STATED EXERCISE
Only the lines from the start of the data to the line containing "(trendstart) -- (trendend);", both included, should be output, exactly and without pictures.

RAW DATA start

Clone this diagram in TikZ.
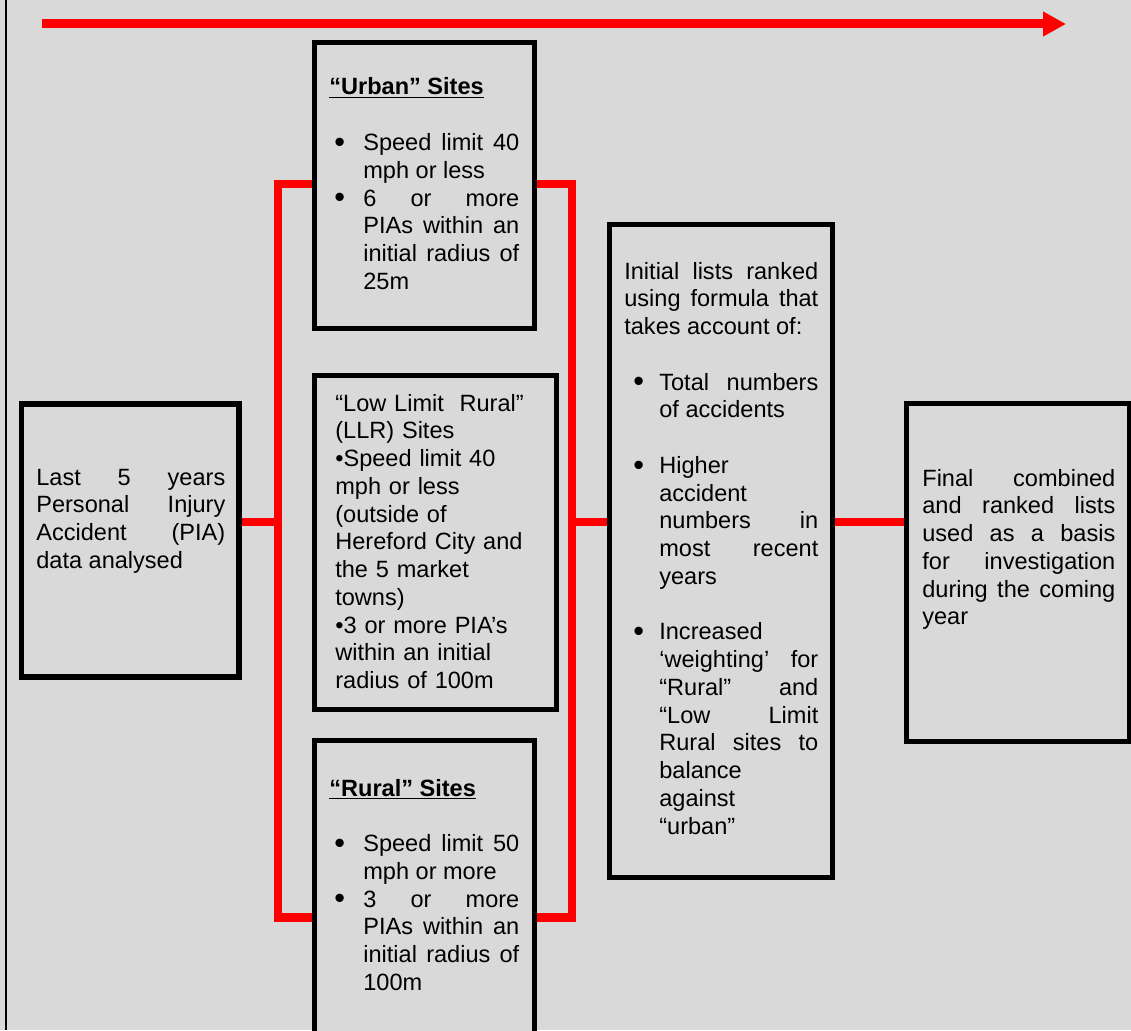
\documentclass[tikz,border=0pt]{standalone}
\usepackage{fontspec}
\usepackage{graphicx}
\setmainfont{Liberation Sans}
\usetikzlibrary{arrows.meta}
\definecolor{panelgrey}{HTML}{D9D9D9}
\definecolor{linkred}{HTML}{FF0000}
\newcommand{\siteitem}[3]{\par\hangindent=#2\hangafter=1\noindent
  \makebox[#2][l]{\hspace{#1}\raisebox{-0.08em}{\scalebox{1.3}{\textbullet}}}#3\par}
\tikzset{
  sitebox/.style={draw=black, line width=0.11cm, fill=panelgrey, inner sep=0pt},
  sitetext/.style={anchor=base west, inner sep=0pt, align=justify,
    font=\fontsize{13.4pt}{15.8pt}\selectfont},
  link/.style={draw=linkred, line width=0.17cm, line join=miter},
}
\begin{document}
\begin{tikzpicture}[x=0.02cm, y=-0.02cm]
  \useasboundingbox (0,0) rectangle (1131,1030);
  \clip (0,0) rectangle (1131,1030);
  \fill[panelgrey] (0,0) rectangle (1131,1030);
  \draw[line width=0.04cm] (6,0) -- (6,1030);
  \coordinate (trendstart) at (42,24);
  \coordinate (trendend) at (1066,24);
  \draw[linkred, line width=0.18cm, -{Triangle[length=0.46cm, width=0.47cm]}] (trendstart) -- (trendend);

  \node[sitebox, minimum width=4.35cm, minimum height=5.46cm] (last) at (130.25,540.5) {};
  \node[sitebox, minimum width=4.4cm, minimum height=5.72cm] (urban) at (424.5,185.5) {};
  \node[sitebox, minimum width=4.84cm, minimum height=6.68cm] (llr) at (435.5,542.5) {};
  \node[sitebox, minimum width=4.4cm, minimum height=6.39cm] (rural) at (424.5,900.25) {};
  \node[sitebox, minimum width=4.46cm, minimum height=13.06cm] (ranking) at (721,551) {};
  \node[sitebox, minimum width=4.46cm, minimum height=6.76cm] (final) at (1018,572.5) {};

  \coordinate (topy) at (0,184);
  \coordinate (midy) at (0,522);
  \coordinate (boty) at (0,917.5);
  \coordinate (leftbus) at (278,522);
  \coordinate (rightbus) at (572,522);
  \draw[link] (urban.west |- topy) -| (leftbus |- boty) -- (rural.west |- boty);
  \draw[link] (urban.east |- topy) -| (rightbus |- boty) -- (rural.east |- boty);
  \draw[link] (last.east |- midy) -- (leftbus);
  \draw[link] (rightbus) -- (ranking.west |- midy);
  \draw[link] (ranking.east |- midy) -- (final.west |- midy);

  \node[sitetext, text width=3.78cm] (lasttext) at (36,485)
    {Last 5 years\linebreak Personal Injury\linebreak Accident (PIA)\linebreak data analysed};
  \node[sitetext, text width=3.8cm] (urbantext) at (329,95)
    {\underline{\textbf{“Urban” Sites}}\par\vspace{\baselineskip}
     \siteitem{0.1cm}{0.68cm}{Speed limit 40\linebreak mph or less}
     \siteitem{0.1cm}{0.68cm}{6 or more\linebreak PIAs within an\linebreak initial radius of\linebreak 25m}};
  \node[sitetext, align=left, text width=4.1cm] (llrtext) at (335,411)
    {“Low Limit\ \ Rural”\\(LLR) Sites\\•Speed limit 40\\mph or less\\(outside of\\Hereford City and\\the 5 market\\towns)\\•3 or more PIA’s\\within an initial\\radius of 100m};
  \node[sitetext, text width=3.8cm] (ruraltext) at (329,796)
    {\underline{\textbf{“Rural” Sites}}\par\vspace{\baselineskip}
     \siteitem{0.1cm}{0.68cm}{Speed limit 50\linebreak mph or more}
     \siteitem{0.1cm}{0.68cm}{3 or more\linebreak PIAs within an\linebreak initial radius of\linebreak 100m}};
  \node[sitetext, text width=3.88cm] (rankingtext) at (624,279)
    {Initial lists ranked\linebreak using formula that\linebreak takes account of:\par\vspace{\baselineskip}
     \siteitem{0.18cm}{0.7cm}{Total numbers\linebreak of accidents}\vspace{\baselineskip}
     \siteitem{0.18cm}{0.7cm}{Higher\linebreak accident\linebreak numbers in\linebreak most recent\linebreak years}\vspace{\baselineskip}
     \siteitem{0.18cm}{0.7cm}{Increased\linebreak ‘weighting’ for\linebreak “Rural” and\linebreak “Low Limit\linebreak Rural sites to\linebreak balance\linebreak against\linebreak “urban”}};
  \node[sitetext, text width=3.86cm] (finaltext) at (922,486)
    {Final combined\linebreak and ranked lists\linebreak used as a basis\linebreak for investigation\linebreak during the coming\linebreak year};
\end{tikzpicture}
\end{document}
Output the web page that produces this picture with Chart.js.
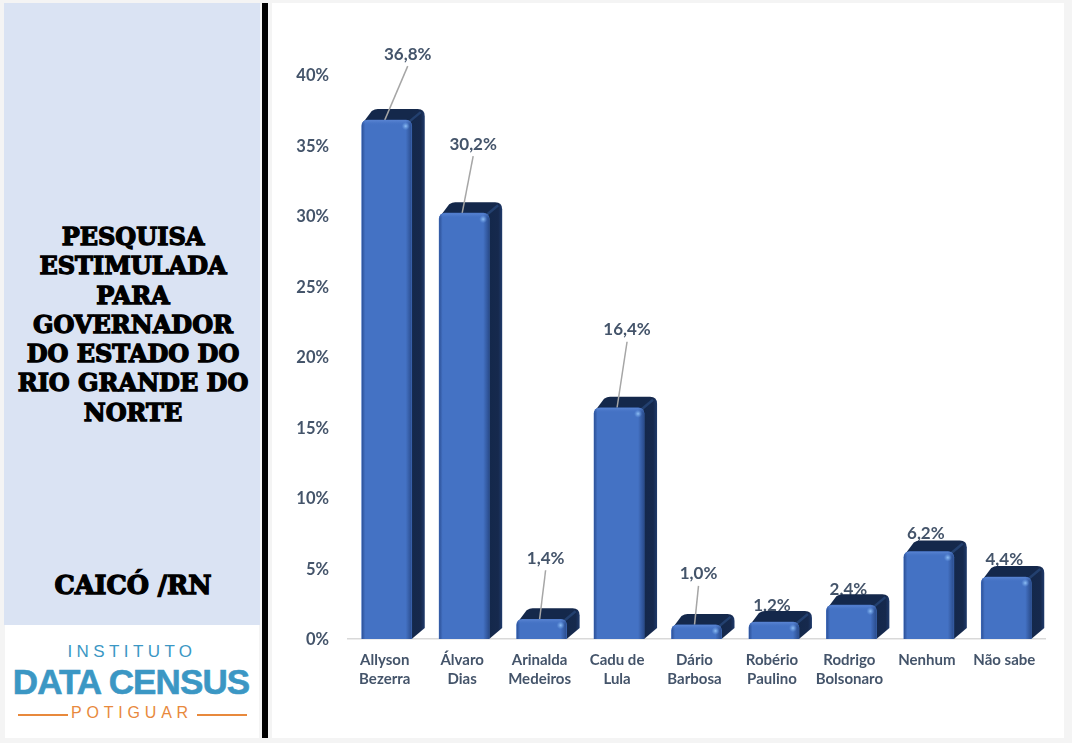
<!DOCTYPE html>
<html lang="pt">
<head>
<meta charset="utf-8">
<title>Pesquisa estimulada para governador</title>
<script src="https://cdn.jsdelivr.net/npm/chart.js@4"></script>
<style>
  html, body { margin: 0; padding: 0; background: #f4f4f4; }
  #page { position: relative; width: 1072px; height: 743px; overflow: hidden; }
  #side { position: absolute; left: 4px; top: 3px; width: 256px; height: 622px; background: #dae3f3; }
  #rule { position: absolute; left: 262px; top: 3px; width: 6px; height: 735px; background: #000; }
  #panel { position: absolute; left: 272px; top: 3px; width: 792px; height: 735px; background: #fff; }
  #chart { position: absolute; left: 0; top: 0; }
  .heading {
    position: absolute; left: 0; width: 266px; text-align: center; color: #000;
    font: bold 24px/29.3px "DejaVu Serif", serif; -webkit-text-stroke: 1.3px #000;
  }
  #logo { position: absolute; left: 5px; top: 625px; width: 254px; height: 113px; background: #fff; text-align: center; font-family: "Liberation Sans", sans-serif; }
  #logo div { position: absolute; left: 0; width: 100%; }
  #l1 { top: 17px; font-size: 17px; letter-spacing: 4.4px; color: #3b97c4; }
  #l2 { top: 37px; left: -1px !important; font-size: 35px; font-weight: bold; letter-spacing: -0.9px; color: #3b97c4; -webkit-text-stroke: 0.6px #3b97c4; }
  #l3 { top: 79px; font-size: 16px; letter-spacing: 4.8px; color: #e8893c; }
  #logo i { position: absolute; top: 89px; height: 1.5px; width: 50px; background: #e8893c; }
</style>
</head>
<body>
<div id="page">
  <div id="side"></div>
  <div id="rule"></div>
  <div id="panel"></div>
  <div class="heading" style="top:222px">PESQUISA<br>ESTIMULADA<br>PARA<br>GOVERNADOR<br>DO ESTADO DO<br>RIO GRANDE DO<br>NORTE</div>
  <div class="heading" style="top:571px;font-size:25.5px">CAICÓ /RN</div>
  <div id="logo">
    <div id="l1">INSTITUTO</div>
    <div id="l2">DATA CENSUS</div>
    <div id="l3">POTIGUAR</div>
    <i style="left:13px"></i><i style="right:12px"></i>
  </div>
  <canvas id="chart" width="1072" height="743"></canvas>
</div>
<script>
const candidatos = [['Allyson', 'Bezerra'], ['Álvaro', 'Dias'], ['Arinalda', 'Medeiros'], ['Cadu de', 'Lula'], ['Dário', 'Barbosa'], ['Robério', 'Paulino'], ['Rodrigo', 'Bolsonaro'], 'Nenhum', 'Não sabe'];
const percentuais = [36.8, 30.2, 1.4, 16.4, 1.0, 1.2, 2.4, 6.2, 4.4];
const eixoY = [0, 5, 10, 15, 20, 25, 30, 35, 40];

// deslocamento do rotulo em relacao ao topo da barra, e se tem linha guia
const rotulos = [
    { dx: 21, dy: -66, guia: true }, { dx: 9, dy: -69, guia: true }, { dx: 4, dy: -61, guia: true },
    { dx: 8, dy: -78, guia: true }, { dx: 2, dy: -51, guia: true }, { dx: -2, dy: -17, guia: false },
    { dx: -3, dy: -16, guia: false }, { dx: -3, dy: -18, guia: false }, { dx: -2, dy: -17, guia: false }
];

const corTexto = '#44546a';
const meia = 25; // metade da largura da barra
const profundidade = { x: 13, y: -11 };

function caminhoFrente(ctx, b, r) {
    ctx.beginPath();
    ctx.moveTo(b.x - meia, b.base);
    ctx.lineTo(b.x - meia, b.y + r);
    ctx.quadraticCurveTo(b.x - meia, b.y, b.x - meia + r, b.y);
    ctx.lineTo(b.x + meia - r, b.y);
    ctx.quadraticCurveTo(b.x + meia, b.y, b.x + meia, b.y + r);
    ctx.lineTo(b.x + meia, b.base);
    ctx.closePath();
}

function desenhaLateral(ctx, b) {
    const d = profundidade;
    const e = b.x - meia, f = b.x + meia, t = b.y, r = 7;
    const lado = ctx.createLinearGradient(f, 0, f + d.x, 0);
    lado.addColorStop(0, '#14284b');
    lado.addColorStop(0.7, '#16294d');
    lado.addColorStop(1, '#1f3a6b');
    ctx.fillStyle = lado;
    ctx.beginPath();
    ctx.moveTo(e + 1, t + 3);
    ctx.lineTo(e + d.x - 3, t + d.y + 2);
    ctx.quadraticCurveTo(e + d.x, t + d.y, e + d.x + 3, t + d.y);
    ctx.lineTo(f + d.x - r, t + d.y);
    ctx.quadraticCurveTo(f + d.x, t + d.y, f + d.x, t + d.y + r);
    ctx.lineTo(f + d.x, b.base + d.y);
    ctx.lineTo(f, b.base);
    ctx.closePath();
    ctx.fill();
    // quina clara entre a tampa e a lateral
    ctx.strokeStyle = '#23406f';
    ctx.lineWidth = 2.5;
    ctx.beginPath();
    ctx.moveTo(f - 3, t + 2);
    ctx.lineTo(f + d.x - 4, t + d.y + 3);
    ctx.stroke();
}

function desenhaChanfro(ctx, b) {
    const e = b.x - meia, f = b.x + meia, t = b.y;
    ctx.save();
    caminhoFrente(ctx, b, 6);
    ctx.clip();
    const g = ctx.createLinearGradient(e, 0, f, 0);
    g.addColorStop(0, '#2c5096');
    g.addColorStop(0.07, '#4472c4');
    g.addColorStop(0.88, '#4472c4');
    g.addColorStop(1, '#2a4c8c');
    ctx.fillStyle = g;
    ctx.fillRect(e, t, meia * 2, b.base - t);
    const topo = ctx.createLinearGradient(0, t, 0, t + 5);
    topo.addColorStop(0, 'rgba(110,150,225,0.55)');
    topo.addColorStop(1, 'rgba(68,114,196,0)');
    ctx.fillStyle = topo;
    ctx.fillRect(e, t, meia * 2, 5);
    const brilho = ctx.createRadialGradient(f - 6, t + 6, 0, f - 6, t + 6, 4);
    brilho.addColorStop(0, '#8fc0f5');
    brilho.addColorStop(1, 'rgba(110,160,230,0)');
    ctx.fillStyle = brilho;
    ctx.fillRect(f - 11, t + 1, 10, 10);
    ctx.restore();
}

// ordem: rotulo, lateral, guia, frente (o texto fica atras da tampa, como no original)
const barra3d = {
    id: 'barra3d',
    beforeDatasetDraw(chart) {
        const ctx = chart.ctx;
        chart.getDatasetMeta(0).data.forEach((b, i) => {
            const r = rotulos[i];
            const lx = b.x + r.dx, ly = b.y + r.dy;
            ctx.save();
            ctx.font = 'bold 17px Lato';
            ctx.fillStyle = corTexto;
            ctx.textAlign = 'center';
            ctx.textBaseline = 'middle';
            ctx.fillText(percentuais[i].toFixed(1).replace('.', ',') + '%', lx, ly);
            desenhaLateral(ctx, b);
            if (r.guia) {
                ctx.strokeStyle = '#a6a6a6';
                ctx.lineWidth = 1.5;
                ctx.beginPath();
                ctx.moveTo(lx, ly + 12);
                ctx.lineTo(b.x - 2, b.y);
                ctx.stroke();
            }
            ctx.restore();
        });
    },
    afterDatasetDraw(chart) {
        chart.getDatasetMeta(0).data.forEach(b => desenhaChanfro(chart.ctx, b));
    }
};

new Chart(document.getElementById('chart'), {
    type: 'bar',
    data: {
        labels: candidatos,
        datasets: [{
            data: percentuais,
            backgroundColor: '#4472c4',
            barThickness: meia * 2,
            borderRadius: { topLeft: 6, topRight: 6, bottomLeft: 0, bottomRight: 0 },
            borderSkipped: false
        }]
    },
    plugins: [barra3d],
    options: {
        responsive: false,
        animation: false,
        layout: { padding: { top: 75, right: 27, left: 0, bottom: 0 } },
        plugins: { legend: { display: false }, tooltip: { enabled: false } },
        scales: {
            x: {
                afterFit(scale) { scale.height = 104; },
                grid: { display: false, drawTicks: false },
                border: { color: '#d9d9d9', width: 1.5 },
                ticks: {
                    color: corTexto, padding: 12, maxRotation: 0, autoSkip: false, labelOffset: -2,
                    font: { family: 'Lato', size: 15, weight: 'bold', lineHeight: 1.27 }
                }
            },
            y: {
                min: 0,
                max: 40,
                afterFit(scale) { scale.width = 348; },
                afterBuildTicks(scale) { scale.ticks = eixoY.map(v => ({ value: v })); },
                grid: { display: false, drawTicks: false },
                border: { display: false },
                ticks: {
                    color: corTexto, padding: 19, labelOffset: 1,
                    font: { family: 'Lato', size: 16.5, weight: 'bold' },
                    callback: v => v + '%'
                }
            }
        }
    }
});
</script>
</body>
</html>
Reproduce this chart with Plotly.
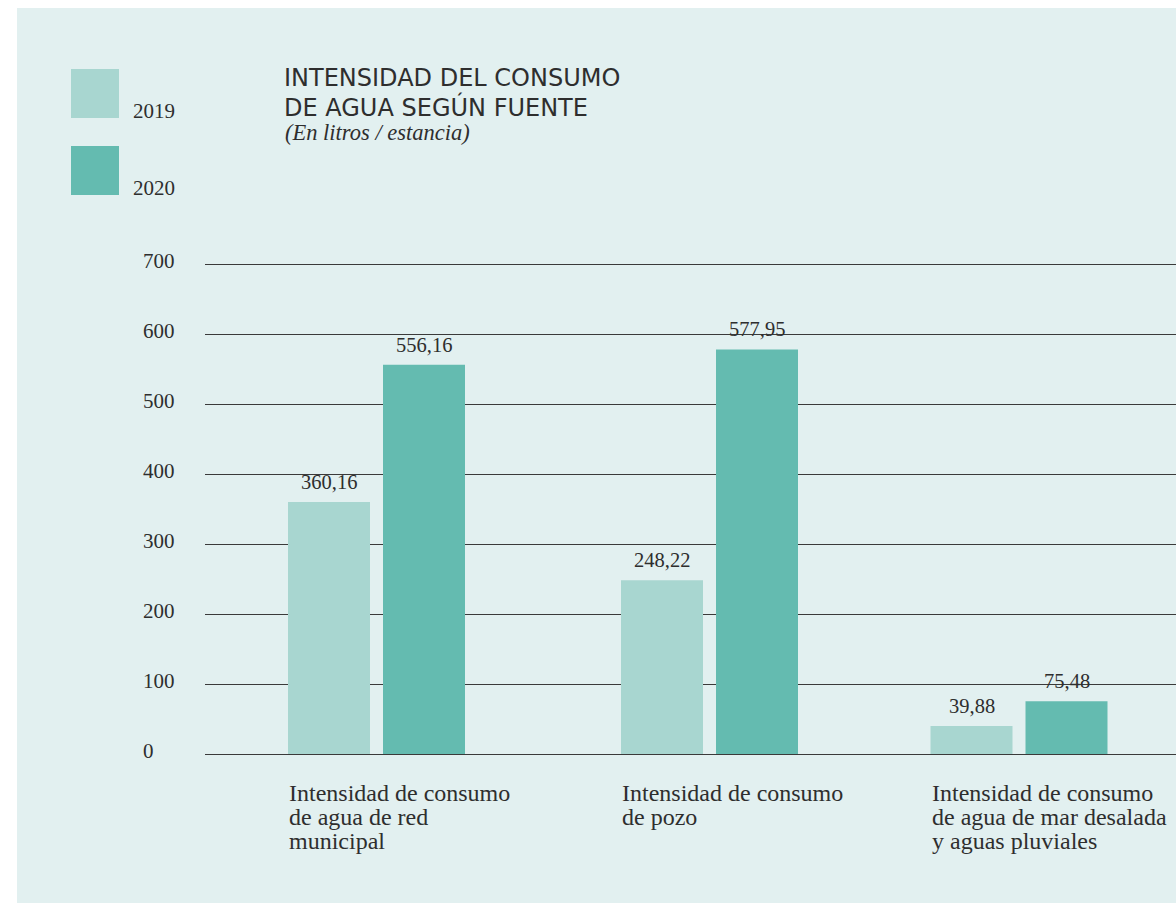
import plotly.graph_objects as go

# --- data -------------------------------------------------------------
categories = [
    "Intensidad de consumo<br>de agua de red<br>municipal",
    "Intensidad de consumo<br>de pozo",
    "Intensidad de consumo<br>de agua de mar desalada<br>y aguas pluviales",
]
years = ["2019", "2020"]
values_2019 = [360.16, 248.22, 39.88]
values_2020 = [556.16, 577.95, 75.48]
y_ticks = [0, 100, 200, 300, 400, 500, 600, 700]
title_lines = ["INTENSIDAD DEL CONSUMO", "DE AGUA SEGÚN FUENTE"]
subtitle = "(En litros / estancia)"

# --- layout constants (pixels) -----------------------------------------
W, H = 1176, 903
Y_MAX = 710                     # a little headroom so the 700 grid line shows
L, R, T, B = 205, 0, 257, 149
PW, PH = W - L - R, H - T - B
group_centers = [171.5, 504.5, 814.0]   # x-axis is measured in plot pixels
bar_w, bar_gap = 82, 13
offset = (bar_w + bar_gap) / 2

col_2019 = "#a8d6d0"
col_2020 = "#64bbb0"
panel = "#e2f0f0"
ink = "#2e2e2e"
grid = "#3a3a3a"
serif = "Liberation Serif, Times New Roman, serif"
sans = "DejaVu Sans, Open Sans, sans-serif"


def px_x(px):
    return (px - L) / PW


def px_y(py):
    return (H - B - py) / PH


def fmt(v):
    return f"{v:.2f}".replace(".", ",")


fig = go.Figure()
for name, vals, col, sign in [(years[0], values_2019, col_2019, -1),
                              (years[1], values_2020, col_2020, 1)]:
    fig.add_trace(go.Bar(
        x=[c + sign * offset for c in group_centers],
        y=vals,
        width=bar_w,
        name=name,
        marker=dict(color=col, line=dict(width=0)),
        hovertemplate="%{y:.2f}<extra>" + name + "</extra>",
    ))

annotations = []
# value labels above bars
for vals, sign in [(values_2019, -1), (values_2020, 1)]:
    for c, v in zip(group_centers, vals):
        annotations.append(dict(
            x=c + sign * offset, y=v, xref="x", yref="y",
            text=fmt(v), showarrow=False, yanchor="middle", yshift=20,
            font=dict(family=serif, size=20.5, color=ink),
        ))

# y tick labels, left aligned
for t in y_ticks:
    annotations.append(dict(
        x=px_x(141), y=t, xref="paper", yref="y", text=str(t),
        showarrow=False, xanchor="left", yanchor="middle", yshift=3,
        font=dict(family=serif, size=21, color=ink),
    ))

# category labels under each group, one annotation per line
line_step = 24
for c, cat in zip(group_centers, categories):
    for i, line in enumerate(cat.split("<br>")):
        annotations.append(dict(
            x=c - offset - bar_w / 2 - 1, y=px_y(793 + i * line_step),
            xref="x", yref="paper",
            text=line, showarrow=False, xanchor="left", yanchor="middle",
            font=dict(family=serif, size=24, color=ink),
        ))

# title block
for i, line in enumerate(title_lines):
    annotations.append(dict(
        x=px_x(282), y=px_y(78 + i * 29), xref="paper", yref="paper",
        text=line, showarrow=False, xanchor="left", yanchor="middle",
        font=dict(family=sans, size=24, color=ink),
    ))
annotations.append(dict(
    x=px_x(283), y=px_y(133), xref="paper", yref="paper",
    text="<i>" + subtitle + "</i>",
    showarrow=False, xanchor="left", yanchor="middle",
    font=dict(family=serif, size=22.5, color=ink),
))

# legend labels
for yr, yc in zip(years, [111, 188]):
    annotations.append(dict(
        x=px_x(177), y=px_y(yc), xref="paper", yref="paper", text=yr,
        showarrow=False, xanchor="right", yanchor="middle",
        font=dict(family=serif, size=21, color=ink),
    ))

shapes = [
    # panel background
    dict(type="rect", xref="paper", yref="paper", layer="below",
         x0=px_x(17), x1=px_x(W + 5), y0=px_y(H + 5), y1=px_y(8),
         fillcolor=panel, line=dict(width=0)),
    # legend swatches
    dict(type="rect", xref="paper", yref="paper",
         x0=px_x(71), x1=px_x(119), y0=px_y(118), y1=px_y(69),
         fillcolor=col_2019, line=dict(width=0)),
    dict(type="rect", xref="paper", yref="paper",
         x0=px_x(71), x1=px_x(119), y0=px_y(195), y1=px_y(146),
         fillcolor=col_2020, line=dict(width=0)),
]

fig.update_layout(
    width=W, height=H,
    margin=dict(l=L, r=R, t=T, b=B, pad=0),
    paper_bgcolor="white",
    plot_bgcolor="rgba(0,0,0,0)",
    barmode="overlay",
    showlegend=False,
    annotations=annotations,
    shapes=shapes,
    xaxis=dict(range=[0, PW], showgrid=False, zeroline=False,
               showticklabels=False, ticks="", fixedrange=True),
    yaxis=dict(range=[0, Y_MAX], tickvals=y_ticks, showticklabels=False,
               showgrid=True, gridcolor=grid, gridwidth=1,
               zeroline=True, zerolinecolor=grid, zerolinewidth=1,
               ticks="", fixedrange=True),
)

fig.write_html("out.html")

RAW DATA end

SOLUTION TO THE PROBLEM
Clone this diagram in TikZ.
\documentclass[tikz,border=0pt]{standalone}
\usepackage{fontspec}
\usepackage{graphicx}
\setmainfont{Liberation Sans}
\usetikzlibrary{arrows.meta}
\definecolor{panelgrey}{HTML}{D9D9D9}
\definecolor{linkred}{HTML}{FF0000}
\newcommand{\siteitem}[3]{\par\hangindent=#2\hangafter=1\noindent
  \makebox[#2][l]{\hspace{#1}\raisebox{-0.08em}{\scalebox{1.3}{\textbullet}}}#3\par}
\tikzset{
  sitebox/.style={draw=black, line width=0.11cm, fill=panelgrey, inner sep=0pt},
  sitetext/.style={anchor=base west, inner sep=0pt, align=justify,
    font=\fontsize{13.4pt}{15.8pt}\selectfont},
  link/.style={draw=linkred, line width=0.17cm, line join=miter},
}
\begin{document}
\begin{tikzpicture}[x=0.02cm, y=-0.02cm]
  \useasboundingbox (0,0) rectangle (1131,1030);
  \clip (0,0) rectangle (1131,1030);
  \fill[panelgrey] (0,0) rectangle (1131,1030);
  \draw[line width=0.04cm] (6,0) -- (6,1030);
  \coordinate (trendstart) at (42,24);
  \coordinate (trendend) at (1066,24);
  \draw[linkred, line width=0.18cm, -{Triangle[length=0.46cm, width=0.47cm]}] (trendstart) -- (trendend);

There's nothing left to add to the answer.